■ WORK TO BE COMPLETED
Please reproduce the lines of the records below from the one holding "Write a web" through the one holding "85, 87.5, 90];", inclusive, skipping all pictures.

■ INPUT RECORDS
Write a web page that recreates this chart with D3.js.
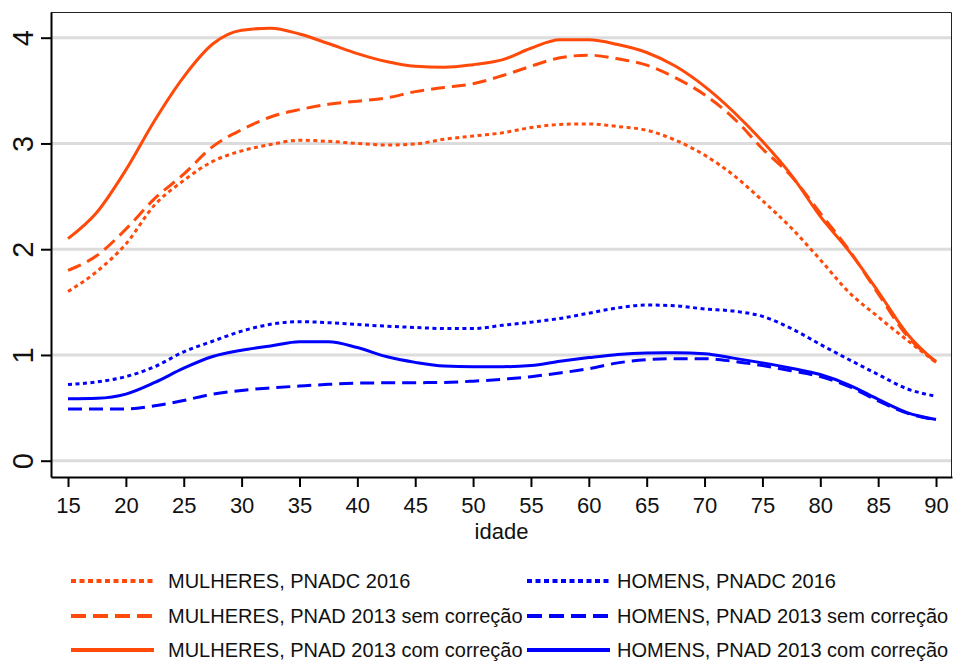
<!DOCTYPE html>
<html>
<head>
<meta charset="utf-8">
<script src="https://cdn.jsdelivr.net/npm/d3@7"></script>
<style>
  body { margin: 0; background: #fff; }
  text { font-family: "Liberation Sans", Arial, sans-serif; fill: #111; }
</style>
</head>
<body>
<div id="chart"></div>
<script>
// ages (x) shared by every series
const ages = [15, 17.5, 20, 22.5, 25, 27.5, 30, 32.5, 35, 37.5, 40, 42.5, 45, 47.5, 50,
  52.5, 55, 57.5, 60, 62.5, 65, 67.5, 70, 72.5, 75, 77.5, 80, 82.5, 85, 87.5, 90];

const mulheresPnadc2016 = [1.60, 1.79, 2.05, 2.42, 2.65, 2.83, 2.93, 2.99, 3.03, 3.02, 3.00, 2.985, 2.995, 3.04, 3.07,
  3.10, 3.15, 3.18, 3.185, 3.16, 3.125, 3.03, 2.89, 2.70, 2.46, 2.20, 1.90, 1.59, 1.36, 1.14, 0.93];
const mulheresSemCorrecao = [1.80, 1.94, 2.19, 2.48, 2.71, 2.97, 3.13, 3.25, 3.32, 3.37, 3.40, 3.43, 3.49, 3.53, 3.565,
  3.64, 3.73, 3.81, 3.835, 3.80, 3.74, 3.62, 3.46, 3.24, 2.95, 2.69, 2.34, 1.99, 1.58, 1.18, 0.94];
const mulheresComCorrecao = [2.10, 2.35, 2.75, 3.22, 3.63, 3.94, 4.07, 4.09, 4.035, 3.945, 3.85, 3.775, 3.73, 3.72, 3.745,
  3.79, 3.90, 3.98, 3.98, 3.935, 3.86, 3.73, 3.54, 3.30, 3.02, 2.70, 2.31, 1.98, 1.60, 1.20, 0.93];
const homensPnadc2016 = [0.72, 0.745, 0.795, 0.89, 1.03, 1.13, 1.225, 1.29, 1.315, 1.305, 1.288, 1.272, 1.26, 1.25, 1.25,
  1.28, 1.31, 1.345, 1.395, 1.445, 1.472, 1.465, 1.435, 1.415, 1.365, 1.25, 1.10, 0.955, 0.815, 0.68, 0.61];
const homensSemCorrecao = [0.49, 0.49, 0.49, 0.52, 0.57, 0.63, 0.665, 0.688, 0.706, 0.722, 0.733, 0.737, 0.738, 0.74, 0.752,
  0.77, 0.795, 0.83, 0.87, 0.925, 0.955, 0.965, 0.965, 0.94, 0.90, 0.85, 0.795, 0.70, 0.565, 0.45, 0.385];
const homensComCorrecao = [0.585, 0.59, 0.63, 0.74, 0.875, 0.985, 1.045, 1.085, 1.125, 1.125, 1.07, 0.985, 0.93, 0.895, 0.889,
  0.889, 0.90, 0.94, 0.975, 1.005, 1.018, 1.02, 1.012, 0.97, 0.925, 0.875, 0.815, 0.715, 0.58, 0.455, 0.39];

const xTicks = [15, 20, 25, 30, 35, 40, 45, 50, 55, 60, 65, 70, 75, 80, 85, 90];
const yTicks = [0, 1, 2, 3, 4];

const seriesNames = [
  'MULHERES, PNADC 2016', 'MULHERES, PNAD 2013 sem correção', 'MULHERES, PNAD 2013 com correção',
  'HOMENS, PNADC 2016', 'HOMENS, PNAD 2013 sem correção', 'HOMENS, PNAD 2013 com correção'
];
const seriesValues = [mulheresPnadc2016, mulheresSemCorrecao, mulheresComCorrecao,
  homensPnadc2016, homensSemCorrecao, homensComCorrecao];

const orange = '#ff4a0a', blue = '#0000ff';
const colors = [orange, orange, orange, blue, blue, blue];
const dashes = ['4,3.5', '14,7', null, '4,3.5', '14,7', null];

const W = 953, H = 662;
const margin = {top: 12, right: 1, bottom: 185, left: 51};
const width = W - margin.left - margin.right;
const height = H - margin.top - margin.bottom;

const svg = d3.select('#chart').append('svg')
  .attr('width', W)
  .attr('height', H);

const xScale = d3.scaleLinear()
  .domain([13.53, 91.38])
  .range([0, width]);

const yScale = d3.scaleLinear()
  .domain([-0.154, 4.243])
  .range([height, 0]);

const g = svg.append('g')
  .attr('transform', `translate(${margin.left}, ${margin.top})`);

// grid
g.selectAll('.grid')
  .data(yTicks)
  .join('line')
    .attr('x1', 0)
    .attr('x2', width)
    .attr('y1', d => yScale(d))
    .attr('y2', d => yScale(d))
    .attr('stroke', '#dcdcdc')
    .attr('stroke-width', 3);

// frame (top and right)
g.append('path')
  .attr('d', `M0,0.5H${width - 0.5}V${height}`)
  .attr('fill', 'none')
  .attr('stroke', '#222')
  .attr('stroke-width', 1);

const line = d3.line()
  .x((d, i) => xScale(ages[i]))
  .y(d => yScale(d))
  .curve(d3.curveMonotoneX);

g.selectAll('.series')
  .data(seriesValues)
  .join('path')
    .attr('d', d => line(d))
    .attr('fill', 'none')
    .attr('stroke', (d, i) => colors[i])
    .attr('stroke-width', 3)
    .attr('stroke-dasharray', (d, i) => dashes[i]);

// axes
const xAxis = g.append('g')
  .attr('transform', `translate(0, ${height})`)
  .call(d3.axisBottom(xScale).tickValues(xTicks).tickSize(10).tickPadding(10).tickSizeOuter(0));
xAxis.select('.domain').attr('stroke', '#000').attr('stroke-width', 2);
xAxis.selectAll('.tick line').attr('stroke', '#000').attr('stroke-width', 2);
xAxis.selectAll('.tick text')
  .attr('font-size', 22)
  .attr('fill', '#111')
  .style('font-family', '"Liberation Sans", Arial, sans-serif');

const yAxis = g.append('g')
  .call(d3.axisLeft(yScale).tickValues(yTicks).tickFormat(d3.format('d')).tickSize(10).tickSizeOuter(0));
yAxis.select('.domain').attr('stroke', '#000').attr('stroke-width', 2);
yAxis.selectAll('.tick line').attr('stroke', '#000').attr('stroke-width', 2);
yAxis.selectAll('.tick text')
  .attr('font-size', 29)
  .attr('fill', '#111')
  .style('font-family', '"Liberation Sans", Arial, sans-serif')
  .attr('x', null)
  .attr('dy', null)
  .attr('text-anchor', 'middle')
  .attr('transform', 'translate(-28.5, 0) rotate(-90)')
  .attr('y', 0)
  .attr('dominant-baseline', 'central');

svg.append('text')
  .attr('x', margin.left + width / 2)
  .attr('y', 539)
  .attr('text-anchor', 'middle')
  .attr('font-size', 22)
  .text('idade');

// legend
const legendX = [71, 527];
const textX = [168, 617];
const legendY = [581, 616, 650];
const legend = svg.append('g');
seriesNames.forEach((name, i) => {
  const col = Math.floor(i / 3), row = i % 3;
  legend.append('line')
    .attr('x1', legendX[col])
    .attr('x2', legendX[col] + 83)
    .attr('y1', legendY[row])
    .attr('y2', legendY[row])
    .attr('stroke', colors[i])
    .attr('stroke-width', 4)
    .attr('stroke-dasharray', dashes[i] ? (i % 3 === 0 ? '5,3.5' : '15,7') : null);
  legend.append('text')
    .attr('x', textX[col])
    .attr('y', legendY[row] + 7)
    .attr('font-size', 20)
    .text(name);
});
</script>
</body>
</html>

* * *

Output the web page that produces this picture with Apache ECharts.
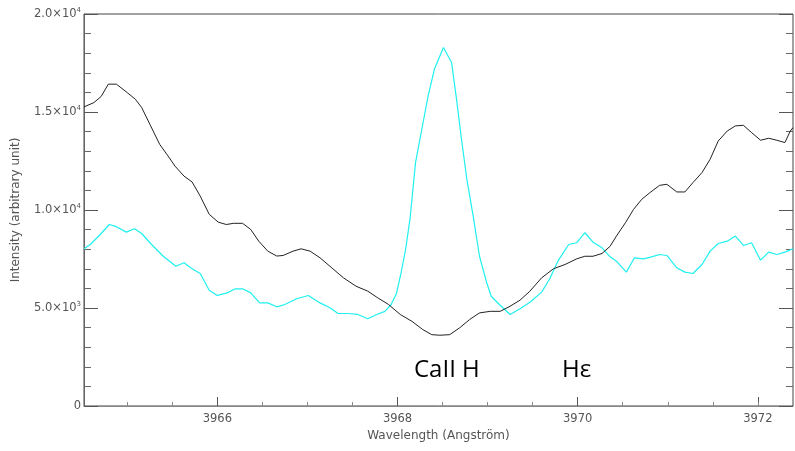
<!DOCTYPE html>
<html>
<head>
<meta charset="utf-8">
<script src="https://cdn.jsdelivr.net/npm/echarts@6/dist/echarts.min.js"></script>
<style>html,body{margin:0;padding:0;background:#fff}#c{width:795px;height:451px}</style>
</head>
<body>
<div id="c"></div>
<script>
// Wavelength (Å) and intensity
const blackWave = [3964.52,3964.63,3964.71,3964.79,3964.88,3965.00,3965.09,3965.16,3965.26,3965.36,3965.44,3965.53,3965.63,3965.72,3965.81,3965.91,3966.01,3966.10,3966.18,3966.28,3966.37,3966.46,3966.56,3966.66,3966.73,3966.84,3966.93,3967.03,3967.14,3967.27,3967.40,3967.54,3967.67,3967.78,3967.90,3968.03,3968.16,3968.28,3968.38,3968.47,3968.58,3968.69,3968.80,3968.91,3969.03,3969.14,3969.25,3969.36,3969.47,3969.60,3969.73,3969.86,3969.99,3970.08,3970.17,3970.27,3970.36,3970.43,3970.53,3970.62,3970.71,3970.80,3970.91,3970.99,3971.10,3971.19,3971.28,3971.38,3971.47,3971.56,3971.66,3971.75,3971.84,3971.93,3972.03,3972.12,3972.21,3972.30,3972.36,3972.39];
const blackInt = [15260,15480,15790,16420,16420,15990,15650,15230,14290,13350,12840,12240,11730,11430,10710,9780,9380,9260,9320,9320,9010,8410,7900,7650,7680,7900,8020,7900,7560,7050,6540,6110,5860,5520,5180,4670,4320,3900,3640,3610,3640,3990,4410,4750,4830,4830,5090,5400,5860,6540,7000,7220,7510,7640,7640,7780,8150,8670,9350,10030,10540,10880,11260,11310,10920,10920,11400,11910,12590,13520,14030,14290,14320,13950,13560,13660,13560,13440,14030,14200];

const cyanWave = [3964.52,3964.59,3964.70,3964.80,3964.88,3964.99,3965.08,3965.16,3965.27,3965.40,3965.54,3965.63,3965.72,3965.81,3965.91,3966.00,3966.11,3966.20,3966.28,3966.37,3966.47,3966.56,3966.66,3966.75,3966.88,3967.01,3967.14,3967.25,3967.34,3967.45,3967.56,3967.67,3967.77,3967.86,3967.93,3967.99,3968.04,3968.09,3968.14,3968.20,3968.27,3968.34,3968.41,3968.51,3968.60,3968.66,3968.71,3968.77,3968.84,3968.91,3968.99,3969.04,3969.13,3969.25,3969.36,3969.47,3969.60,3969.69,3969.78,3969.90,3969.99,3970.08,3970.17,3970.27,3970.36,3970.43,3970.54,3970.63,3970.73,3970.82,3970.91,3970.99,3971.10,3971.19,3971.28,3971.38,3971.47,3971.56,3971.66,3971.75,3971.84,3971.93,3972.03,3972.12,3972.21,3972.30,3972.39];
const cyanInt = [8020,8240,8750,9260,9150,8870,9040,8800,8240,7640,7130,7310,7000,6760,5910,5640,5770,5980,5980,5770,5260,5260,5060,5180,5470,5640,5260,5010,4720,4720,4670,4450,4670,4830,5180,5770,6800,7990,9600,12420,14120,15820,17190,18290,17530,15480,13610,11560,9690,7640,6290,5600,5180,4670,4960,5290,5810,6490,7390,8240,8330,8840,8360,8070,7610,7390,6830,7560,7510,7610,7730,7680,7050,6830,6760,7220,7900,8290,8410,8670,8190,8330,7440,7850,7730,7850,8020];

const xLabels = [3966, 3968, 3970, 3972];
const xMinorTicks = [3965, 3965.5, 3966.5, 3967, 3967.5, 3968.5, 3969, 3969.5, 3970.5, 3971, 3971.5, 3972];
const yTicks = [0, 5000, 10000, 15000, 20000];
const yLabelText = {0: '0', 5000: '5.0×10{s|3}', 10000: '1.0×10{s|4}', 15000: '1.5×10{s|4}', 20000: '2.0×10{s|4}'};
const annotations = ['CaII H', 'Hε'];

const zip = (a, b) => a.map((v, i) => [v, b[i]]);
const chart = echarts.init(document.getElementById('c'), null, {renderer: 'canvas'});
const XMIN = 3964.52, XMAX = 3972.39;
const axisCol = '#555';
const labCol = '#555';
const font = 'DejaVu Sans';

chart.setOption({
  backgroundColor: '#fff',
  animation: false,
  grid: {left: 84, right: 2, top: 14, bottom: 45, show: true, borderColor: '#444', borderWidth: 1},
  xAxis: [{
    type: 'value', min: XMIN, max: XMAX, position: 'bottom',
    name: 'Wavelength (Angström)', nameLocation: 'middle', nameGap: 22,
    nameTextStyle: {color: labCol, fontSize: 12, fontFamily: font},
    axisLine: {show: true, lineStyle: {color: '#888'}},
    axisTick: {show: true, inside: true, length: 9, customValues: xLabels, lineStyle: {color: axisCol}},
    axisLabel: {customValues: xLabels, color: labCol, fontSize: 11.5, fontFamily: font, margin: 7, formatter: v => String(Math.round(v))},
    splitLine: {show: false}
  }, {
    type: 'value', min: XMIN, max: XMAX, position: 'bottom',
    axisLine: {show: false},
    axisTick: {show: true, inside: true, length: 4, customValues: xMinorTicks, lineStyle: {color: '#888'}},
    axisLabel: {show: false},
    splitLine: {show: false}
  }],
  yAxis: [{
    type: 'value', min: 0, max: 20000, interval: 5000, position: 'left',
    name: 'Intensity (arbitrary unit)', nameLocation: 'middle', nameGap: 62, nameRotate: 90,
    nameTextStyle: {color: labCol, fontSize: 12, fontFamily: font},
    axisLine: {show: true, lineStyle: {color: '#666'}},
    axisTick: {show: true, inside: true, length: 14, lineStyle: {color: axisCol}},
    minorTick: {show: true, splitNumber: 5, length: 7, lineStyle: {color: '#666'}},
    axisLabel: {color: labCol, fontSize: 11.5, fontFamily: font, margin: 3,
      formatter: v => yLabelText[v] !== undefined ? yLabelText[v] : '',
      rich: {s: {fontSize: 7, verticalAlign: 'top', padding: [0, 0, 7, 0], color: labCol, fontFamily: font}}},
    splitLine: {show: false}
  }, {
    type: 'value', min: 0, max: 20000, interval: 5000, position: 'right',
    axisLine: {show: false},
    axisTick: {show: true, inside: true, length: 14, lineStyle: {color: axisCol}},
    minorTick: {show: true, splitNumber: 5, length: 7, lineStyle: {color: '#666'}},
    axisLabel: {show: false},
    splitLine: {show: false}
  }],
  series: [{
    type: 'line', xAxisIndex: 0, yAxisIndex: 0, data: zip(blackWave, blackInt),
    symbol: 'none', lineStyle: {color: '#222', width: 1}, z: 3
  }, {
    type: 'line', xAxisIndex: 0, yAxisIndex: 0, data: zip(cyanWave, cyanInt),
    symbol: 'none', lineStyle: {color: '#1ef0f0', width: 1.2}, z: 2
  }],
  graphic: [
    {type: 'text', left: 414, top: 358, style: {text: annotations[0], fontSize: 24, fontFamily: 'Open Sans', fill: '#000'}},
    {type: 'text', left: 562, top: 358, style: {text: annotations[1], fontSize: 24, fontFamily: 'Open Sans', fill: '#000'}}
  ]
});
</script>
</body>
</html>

==

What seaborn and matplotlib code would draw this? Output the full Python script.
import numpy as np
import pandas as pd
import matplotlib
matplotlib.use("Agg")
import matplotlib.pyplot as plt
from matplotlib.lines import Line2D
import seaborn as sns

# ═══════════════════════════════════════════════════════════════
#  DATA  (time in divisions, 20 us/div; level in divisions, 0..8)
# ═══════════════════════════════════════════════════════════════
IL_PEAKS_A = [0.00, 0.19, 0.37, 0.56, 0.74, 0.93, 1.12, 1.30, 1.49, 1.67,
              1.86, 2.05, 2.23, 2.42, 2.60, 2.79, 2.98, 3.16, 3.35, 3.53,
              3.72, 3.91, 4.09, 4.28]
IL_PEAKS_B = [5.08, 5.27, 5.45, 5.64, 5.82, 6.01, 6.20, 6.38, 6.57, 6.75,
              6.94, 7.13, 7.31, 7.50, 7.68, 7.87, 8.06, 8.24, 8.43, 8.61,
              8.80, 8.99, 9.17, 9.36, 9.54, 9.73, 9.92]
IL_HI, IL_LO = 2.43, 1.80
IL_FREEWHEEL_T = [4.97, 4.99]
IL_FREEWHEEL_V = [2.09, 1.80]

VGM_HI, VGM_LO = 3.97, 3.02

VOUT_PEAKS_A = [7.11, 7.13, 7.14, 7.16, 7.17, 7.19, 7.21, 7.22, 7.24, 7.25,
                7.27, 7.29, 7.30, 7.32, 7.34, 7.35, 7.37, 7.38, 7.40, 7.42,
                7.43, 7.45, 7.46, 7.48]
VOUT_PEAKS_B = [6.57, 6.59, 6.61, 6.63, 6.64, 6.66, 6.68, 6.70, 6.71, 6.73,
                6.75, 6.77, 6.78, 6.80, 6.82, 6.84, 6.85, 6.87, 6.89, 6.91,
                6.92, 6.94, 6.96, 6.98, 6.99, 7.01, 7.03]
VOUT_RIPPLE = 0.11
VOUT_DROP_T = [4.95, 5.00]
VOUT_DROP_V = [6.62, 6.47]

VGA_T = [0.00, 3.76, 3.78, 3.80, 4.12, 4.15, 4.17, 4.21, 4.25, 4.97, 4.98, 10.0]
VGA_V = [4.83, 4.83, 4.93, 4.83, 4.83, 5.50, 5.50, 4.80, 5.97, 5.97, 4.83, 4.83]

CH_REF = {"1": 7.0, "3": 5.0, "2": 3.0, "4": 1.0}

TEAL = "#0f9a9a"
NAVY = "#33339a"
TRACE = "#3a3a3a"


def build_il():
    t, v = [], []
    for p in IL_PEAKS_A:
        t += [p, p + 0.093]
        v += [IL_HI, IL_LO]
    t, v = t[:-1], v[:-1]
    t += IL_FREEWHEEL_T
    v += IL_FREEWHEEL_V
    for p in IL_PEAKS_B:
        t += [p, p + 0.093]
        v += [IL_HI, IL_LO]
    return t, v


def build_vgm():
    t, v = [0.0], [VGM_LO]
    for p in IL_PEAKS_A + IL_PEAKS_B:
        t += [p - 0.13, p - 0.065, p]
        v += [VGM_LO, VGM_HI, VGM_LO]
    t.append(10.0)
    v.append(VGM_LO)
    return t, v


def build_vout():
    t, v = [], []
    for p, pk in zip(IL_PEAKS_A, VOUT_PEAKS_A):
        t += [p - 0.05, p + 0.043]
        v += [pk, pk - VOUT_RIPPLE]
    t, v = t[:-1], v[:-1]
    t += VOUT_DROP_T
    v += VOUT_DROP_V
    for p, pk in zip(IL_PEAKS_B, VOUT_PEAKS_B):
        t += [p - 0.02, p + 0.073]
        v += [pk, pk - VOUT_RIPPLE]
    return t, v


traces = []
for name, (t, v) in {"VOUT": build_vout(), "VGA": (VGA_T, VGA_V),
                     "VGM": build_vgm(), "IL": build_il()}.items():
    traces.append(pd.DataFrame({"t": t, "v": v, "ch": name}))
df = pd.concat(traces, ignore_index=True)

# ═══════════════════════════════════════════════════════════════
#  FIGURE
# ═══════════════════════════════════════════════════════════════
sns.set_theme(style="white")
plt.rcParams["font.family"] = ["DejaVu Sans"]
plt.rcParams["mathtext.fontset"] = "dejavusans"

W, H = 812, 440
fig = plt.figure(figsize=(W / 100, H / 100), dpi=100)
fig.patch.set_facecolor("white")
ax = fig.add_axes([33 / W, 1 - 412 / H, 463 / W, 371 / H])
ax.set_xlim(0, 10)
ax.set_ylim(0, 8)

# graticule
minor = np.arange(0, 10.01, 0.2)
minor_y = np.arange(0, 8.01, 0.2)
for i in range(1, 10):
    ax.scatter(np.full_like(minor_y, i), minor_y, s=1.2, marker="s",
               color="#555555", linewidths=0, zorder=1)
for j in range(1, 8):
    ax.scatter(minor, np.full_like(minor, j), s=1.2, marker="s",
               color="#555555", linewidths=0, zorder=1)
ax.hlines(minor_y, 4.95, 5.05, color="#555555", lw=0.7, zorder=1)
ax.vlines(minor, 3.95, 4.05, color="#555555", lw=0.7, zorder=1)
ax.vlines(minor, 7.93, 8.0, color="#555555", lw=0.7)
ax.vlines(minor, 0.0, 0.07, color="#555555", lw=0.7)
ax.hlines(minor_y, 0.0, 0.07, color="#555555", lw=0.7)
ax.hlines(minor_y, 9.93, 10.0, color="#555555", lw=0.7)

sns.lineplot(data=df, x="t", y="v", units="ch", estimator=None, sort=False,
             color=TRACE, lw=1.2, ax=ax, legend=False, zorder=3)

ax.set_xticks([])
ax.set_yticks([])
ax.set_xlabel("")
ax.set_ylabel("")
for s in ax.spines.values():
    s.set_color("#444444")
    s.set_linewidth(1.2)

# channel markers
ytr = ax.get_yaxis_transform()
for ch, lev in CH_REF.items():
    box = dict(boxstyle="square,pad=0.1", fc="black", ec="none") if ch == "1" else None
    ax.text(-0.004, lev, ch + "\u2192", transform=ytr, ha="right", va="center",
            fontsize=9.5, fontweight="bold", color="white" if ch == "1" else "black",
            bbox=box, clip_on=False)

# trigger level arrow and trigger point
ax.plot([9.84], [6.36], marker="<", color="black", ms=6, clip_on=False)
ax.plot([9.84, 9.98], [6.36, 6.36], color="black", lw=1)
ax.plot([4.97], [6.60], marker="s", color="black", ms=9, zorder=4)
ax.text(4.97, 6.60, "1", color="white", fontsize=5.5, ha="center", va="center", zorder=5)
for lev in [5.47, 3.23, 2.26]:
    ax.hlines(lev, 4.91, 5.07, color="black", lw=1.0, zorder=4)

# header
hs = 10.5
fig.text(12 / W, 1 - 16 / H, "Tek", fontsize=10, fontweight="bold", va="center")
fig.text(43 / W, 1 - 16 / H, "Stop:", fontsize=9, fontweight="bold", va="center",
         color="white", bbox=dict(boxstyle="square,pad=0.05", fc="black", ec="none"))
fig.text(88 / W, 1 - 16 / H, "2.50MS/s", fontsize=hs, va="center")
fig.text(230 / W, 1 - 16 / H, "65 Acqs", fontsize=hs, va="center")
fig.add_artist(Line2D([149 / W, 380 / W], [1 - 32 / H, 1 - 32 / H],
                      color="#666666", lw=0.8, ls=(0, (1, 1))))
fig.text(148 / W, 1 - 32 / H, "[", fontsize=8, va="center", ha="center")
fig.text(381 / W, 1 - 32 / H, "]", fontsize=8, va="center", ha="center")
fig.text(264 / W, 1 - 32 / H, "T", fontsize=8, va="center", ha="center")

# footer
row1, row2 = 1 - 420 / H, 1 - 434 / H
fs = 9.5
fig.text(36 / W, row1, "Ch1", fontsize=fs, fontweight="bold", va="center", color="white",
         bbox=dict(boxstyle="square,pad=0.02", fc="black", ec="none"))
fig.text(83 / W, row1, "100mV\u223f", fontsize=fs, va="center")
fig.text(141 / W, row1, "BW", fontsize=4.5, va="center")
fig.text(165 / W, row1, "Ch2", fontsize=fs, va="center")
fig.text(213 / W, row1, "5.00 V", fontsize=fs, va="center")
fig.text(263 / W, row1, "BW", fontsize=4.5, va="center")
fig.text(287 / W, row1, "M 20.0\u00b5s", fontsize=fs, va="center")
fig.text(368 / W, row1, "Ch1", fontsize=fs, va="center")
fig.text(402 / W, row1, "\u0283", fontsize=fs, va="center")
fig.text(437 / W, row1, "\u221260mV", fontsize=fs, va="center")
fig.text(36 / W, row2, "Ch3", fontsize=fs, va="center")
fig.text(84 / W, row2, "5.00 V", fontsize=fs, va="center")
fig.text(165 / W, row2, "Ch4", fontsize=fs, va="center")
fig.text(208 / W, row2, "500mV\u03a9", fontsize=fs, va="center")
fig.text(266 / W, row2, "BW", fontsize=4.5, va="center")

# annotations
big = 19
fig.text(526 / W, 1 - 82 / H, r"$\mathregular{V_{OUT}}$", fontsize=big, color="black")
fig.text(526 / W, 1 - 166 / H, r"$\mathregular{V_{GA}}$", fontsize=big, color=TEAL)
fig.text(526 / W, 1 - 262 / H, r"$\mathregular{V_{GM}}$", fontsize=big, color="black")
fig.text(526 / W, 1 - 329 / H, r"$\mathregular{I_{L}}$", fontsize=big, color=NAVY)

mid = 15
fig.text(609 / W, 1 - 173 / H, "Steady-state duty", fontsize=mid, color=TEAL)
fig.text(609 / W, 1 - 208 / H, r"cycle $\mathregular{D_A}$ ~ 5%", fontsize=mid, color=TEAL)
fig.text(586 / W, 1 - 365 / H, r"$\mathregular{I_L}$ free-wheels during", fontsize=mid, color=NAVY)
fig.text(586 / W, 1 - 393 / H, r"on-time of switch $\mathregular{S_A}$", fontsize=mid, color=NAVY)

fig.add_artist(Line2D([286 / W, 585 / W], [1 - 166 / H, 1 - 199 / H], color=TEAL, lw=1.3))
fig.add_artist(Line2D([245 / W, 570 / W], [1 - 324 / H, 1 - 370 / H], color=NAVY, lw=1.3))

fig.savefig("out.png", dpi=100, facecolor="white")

■ PROBLEM SOLUTION
Write a web page that recreates this chart with D3.js.
<!DOCTYPE html>
<html>
<head>
<meta charset="utf-8">
<script src="https://cdn.jsdelivr.net/npm/d3@7"></script>
<style>
  body { margin: 0; background: #fff; }
  text { font-family: "Liberation Sans", Arial, sans-serif; fill: #111; }
</style>
</head>
<body>
<div id="chart"></div>
<script>
// ages (x) shared by every series
const ages = [15, 17.5, 20, 22.5, 25, 27.5, 30, 32.5, 35, 37.5, 40, 42.5, 45, 47.5, 50,
  52.5, 55, 57.5, 60, 62.5, 65, 67.5, 70, 72.5, 75, 77.5, 80, 82.5, 85, 87.5, 90];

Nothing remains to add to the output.